Development of a Prediction Model for Ebola Virus Disease: A Retrospective Study in Nzérékoré Ebola Treatment Center, Guinea.

Auteurs: Loubet P Palich R Kojan R Peyrouset O Danel C Nicholas S Conde M Porten K Augier A Yazdanpanah Y
Référence de l'article: The American journal of tropical medicine and hygiene 2016 Dec 07; 95(6); 1362-1367. doi: 10.4269/ajtmh.16-0026. Epub 2016 10 10


The 2014 Ebola epidemic has shown the importance of accurate and rapid triage tools for patients with suspected Ebola virus disease (EVD). Our objective was to create a predictive score for EVD. We retrospectively reviewed all suspected cases admitted to the Ebola treatment center (ETC) in Nzérékoré, Guinea, between December 2, 2014, and February 23, 2015. We used a multivariate logistic regression model to identify clinical and epidemiological factors associated with EVD, which were used to create a predictive score.
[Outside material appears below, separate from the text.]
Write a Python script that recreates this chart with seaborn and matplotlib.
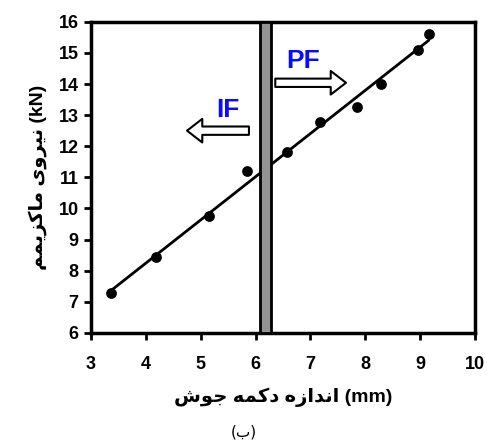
import numpy as np
import pandas as pd
import matplotlib
matplotlib.use('Agg')
import matplotlib.pyplot as plt
import seaborn as sns

# 資料 (weld nugget size vs. max load)
nugget_mm = [3.36, 4.18, 5.16, 5.84, 6.57, 7.17, 7.85, 8.28, 8.96, 9.16]
max_load_kn = [7.28, 8.45, 9.75, 11.2, 11.82, 12.78, 13.27, 14.0, 15.08, 15.62]
x_ticks = [3, 4, 5, 6, 7, 8, 9, 10]
y_ticks = [6, 7, 8, 9, 10, 11, 12, 13, 14, 15, 16]
transition_band = (6.08, 6.29)

# 波斯文標籤 (presentation forms, visual order, since matplotlib has no shaping)
word_niroo = '\uFBFC\uFEED\uFEAE\uFBFF\uFEE7'           # نیروی
word_maximum = '\uFEE2\uFEE4\uFBFE\uFEB0\uFB90\uFE8E\uFEE3'  # ماکزیمم
word_andaze = '\uFEE9\uFEAF\uFE8D\uFEAA\uFEE7\uFE8D'     # اندازه
word_dokme = '\uFEEA\uFEE4\uFB90\uFEA9'                  # دکمه
word_joosh = '\uFEB5\uFEEE\uFE9F'                        # جوش
y_label = word_maximum + ' ' + word_niroo + ' (kN)'
x_label = word_joosh + ' ' + word_dokme + ' ' + word_andaze + ' (mm)'
caption = '(\uFE8F)'

sns.set_style('white')
plt.rcParams['font.family'] = ['Liberation Sans', 'DejaVu Sans']
plt.rcParams['text.color'] = 'black'
plt.rcParams['axes.labelcolor'] = 'black'
plt.rcParams['xtick.color'] = 'black'
plt.rcParams['ytick.color'] = 'black'

df = pd.DataFrame({'size': nugget_mm, 'load': max_load_kn})

fig = plt.figure(figsize=(4.87, 4.45), dpi=100)
ax = fig.add_axes([0.187, 0.252, 0.788, 0.699])

sns.regplot(data=df, x='size', y='load', ci=None, ax=ax,
            scatter_kws=dict(s=60, color='black', alpha=1, zorder=3, linewidths=0),
            line_kws=dict(color='black', lw=2, zorder=2))

# 過渡區 (IF / PF)
ax.axvspan(*transition_band, facecolor='#939393', edgecolor='black', lw=2, zorder=4)

arrow_style = 'simple,head_length=1.1,head_width=1.7,tail_width=0.6'
ax.annotate('', xy=(4.75, 12.5), xytext=(5.88, 12.5),
            arrowprops=dict(arrowstyle=arrow_style, fc='white', ec='black', lw=1.5,
                            mutation_scale=10, shrinkA=0, shrinkB=0))
ax.annotate('', xy=(7.65, 14.04), xytext=(6.36, 14.04),
            arrowprops=dict(arrowstyle=arrow_style, fc='white', ec='black', lw=1.5,
                            mutation_scale=10, shrinkA=0, shrinkB=0))
ax.text(5.5, 13.15, 'IF', color='#0a0aff', fontsize=19, fontweight='bold', ha='center', va='center')
ax.text(6.87, 14.75, 'PF', color='#0a0aff', fontsize=19, fontweight='bold', ha='center', va='center')

ax.set_xlim(3, 10)
ax.set_ylim(6, 16)
ax.set_xticks(x_ticks)
ax.set_yticks(y_ticks)
for lab in ax.get_xticklabels() + ax.get_yticklabels():
    lab.set_fontweight('bold')
ax.tick_params(axis='both', labelsize=13, direction='out', length=5, width=2, color='black',
               bottom=True, left=True, pad=4)
ax.tick_params(axis='x', pad=12)
for sp in ax.spines.values():
    sp.set_linewidth(2.5)
    sp.set_color('black')

ax.set_xlabel(x_label, fontsize=14, fontweight='bold', labelpad=10)
ax.set_ylabel(y_label, fontsize=14, fontweight='bold', labelpad=8)

fig.text(0.5, 0.03, caption, ha='center', va='center', fontsize=11, family='DejaVu Sans')

plt.savefig('out.png', dpi=100)
plt.close()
A bootstrap sampling method was applied to our sample to determine characteristics of the score to discriminate EVD. Among the 145 patients included in the study (48% male, median age 29 years), EVD was confirmed in 76 (52%) patients. One hundred and eleven (77%) patients had at least one epidemiological risk factor. Optimal cutoff value of fever to discriminate EVD was 38.5°C. After adjustment on presence of a risk factor, temperature higher than 38.5°C (odds ratio [OR] = 18.1, 95% confidence interval [CI] = 7.6-42.9), and anorexia (OR = 2.5, 95% CI = 1.1-6.1) were independently associated with EVD. The score had an area under curve of 0.85 (95% CI = 0.78-0.91) for the prediction of laboratory-confirmed EVD. Classification of patients in a high-risk group according to the score had a lower sensitivity (71% versus 86%) but higher specificity (85% versus 41%) than the existing World Health Organization algorithm. This score, which requires external validation, may be used in high-prevalence settings to identify different levels of risk in EVD suspected patients and thus allow a better orientation in different wards of ETC.

© The American Society of Tropical Medicine and Hygiene.